Pope Francis visited Roma Tre University at the request of the Dean of the university, who wanted to invite a public figure for the university's 25th anniversary.

According to Fr. John D'Orazio, who is a Catholic chaplain assigned to the university by the Diocese of Rome, the last pope to make a formal visit was St. John Paul II for the university’s 10th anniversary in 2002.

The chaplaincy just finished constructing its first Catholic chapel for students nearby to the university, something they've been wanting to do for a long time, Fr. D'Orazio said.

He said that although students don't live on campus, they still try “to create opportunities for students to meet together” and to reflect on their Catholic faith and “what it means for them in their own studies and in being citizens in today’s world and in society.”

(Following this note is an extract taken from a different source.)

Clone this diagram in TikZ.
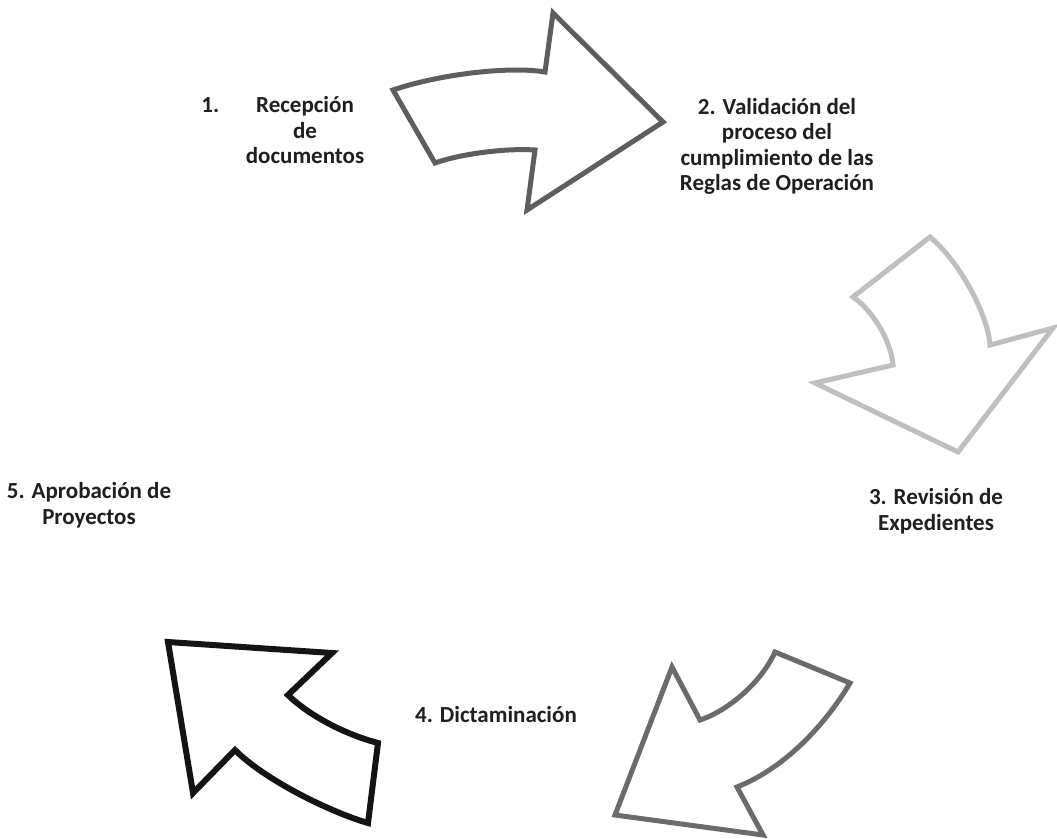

It's a very diverse campus, he said, with students of no faith or of different religions, including Muslim students. “I think it's very interesting and beautiful to be a chaplain inside of a state university,” he said, “because it means creating dialogue, creating collaboration.”

“It's almost like mission work, because you're working in a place where there are all kinds of different people, different backgrounds, different points of view. So it's a good place to create bridges,” he said.

“Pope Francis talks a lot about creating bridges and not walls. And I think that also the chaplaincy in a state university is all about creating bridges of dialogue and collaboration.”